## Begin
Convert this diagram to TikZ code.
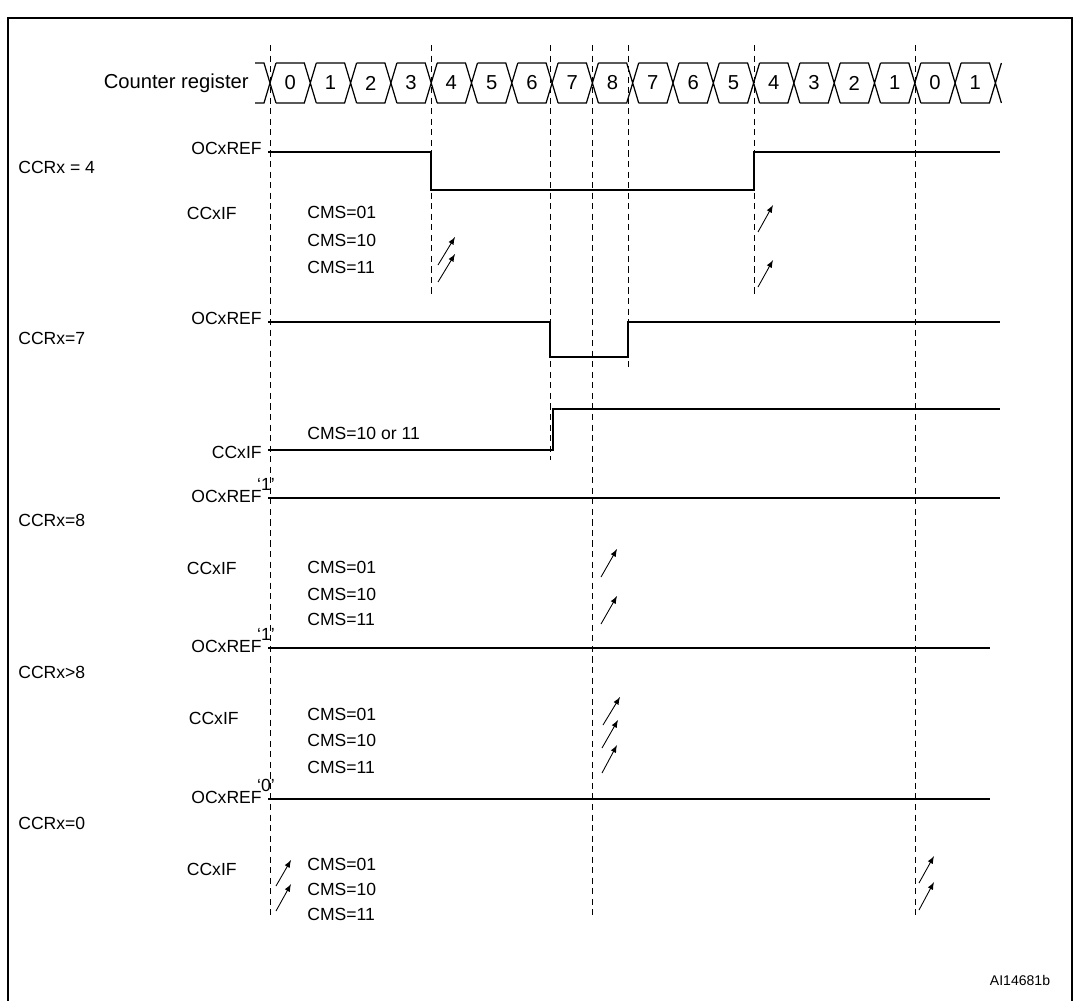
\documentclass[tikz,border=0pt]{standalone}
\usepackage{fontspec}
\setmainfont{Liberation Sans}
\begin{document}
\begin{tikzpicture}[x=0.02cm,y=-0.02cm,
  every node/.style={font=\fontsize{10}{12}\selectfont,inner sep=0pt},
  sig/.style={line width=0.7pt},
  dl/.style={dashed,line width=0.5pt,dash pattern=on 3.5pt off 2.5pt},
  ar/.style={-latex,line width=0.5pt},
  lbl/.style={anchor=east},
  cms/.style={anchor=west}]
\useasboundingbox (0,0) rectangle (1079,1001);
\draw[line width=0.8pt] (8,1001) -- (8,18) -- (1072,18) -- (1072,1001);
% dashed lines
\foreach \x/\e in {270/915,431/297,550/460,592/915,628/367,754/297,915/915}
  \draw[dl] (\x,45) -- (\x,\e);
% bus
\node[lbl,font=\fontsize{11.5}{13}\selectfont] (cr) at (249,83) {Counter register};
\draw[sig] (255,63) -- (264,63) -- (276,103) (255,103) -- (264,103) -- (276,63);
\foreach [count=\i from 0] \v in {0,1,2,3,4,5,6,7,8,7,6,5,4,3,2,1,0,1}{
  \pgfmathsetmacro\xa{270+40.3*\i}
  \pgfmathsetmacro\xb{270+40.3*(\i+1)}
  \draw[sig] (\xa+6,63) -- (\xb-6,63) -- (\xb+6,103) (\xa+6,103) -- (\xb-6,103) -- (\xb+6,63);
  \node[font=\fontsize{11.5}{13}\selectfont] (c\i) at ({(\xa+\xb)/2},83) {\v};
}
% row 1
\node[lbl] (o1) at (262,148) {OCxREF};
\node[anchor=west] (r1) at (18,167) {CCRx = 4};
\coordinate (o1s) at (268,152);
\draw[sig] (o1s) -- (431,152) -- (431,190) -- (754,190) -- (754,152) -- (1000,152);
\node[lbl] (i1) at (237,213) {CCxIF};
\node[cms] (a1) at (307,212) {CMS=01};
\node[cms] (b1) at (307,240) {CMS=10};
\node[cms] (d1) at (307,267) {CMS=11};
\draw[ar] (438,265) -- (455,237);
\draw[ar] (438,282) -- (455,254);
\draw[ar] (758,232) -- (773,205);
\draw[ar] (758,287) -- (773,260);
% row 2
\node[lbl] (o2) at (262,318) {OCxREF};
\node[anchor=west] (r2) at (18,338) {CCRx=7};
\draw[sig] (268,322) -- (550,322) -- (550,357) -- (628,357) -- (628,322) -- (1000,322);
\node[lbl] (i2) at (262,452) {CCxIF};
\node[cms] (e2) at (307,433) {CMS=10 or 11};
\draw[sig] (268,450) -- (553,450) -- (553,409) -- (1000,409);
% row 3
\node[lbl] (o3) at (262,496) {OCxREF};
\node (q3) at (266,484) {`1'};
\node[anchor=west] (r3) at (18,520) {CCRx=8};
\draw[sig] (268,498) -- (1000,498);
\node[lbl] (i3) at (237,568) {CCxIF};
\node[cms] (a3) at (307,567) {CMS=01};
\node[cms] (b3) at (307,594) {CMS=10};
\node[cms] (d3) at (307,619) {CMS=11};
\draw[ar] (601,577) -- (617,549);
\draw[ar] (601,624) -- (617,596);
% row 4
\node[lbl] (o4) at (262,646) {OCxREF};
\node (q4) at (266,634) {`1'};
\node[anchor=west] (r4) at (18,672) {CCRx>8};
\draw[sig] (268,648) -- (990,648);
\node[lbl] (i4) at (239,718) {CCxIF};
\node[cms] (a4) at (307,714) {CMS=01};
\node[cms] (b4) at (307,740) {CMS=10};
\node[cms] (d4) at (307,767) {CMS=11};
\draw[ar] (603,725) -- (620,697);
\draw[ar] (602,748) -- (618,720);
\draw[ar] (602,773) -- (617,745);
% row 5
\node[lbl] (o5) at (262,797) {OCxREF};
\node (q5) at (266,785) {`0'};
\node[anchor=west] (r5) at (18,823) {CCRx=0};
\draw[sig] (268,799) -- (990,799);
\node[lbl] (i5) at (237,869) {CCxIF};
\node[cms] (a5) at (307,864) {CMS=01};
\node[cms] (b5) at (307,889) {CMS=10};
\node[cms] (d5) at (307,914) {CMS=11};
\draw[ar] (276,886) -- (291,860);
\draw[ar] (276,911) -- (291,884);
\draw[ar] (919,883) -- (934,856);
\draw[ar] (919,910) -- (934,882);
\node[font=\fontsize{8}{9}\selectfont] (id) at (1020,980) {AI14681b};
\end{tikzpicture}
\end{document}
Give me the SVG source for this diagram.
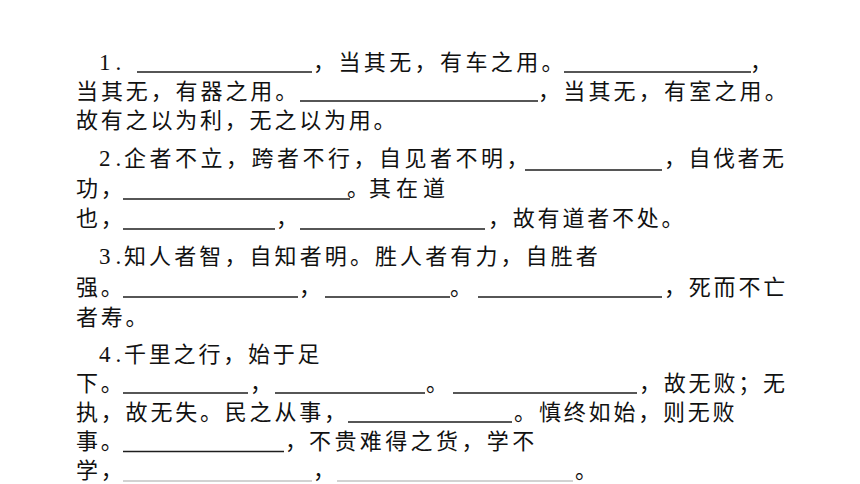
<svg xmlns="http://www.w3.org/2000/svg" width="860" height="484" viewBox="0 0 860 484">
<style>
.t{font-family:"Noto Sans CJK SC","Noto Sans CJK JP",sans-serif;font-size:22px;letter-spacing:2.8px;fill:#111}
.n{font-family:"Liberation Serif","Noto Sans CJK SC",serif;font-size:23px;letter-spacing:5px;fill:#111}
.u{stroke:#1e1e1e;stroke-width:1.3}
.g{stroke:#a6a6a6;stroke-width:1.2}
</style>
<rect width="860" height="484" fill="#fff"/>
<g id="q1">
<text class="n" x="99" y="70">1.</text>
<line class="u" x1="137" y1="72" x2="312" y2="72"/>
<text class="t" x="313" y="70" style="letter-spacing:3.4px">，当其无，有车之用。</text>
<line class="u" x1="564" y1="72" x2="751" y2="72"/>
<text class="t" x="750" y="70">，</text>
<text class="t" x="76" y="99" style="letter-spacing:2.9px">当其无，有器之用。</text>
<line class="u" x1="300" y1="101" x2="538" y2="101"/>
<text class="t" x="538" y="99" style="letter-spacing:3.2px">，当其无，有室之用。</text>
<text class="t" x="76" y="128">故有之以为利，无之以为用。</text>
</g>
<g id="q2">
<text class="n" x="99" y="166">2.</text>
<text class="t" x="124" y="166" style="letter-spacing:3.5px">企者不立，跨者不行，自见者不明，</text>
<line class="u" x1="525" y1="170" x2="662" y2="170"/>
<text class="t" x="664" y="166" style="letter-spacing:2.5px">，自伐者无</text>
<text class="t" x="76" y="196">功，</text>
<line class="u" x1="123" y1="199" x2="350" y2="199"/>
<text class="t" x="347" y="196" style="letter-spacing:0px">。</text>
<text class="t" x="369" y="196" style="letter-spacing:5px">其在道</text>
<text class="t" x="76" y="226">也，</text>
<line class="u" x1="123" y1="229" x2="275" y2="229"/>
<text class="t" x="276" y="226">，</text>
<line class="u" x1="300" y1="229" x2="485" y2="229"/>
<text class="t" x="488" y="226">，故有道者不处。</text>
</g>
<g id="q3">
<text class="n" x="99" y="264">3.</text>
<text class="t" x="124" y="264" style="letter-spacing:3.1px">知人者智，自知者明。胜人者有力，自胜者</text>
<text class="t" x="76" y="295">强。</text>
<line class="u" x1="123" y1="297" x2="298" y2="297"/>
<text class="t" x="299" y="295">，</text>
<line class="u" x1="325" y1="297" x2="450" y2="297"/>
<text class="t" x="450" y="295">。</text>
<line class="u" x1="478" y1="297" x2="662" y2="297"/>
<text class="t" x="664" y="295">，死而不亡</text>
<text class="t" x="76" y="324.5">者寿。</text>
</g>
<g id="q4">
<text class="n" x="99" y="361.5">4.</text>
<text class="t" x="124" y="361.5">千里之行，始于足</text>
<text class="t" x="76" y="391">下。</text>
<line class="u" x1="123" y1="393" x2="248" y2="393"/>
<text class="t" x="250" y="391">，</text>
<line class="u" x1="275" y1="393" x2="425" y2="393"/>
<text class="t" x="426" y="391">。</text>
<line class="u" x1="453" y1="393" x2="637" y2="393"/>
<text class="t" x="639" y="391">，故无败；无</text>
<text class="t" x="76" y="420">执，故无失。民之从事，</text>
<line class="u" x1="348" y1="422" x2="512" y2="422"/>
<text class="t" x="514" y="420">。</text>
<text class="t" x="539" y="420">慎终如始，则无败</text>
<text class="t" x="76" y="449">事。</text>
<line class="u" x1="123" y1="451.5" x2="284" y2="451.5"/>
<text class="t" x="285" y="449">，</text>
<text class="t" x="309" y="449" style="letter-spacing:3.4px">不贵难得之货，学不</text>
<text class="t" x="76" y="478">学，</text>
<line class="g" x1="123" y1="481" x2="312" y2="481"/>
<text class="t" x="313" y="478">，</text>
<line class="g" x1="337" y1="481" x2="573" y2="481"/>
<text class="t" x="575" y="478">。</text>
</g>
</svg>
## End
» **TASK OBJECTIVE**
The lines above form a set of records; determine how many of them contain the string "diagram" and give that number alone.

» **PROBLEM SOLUTION**
2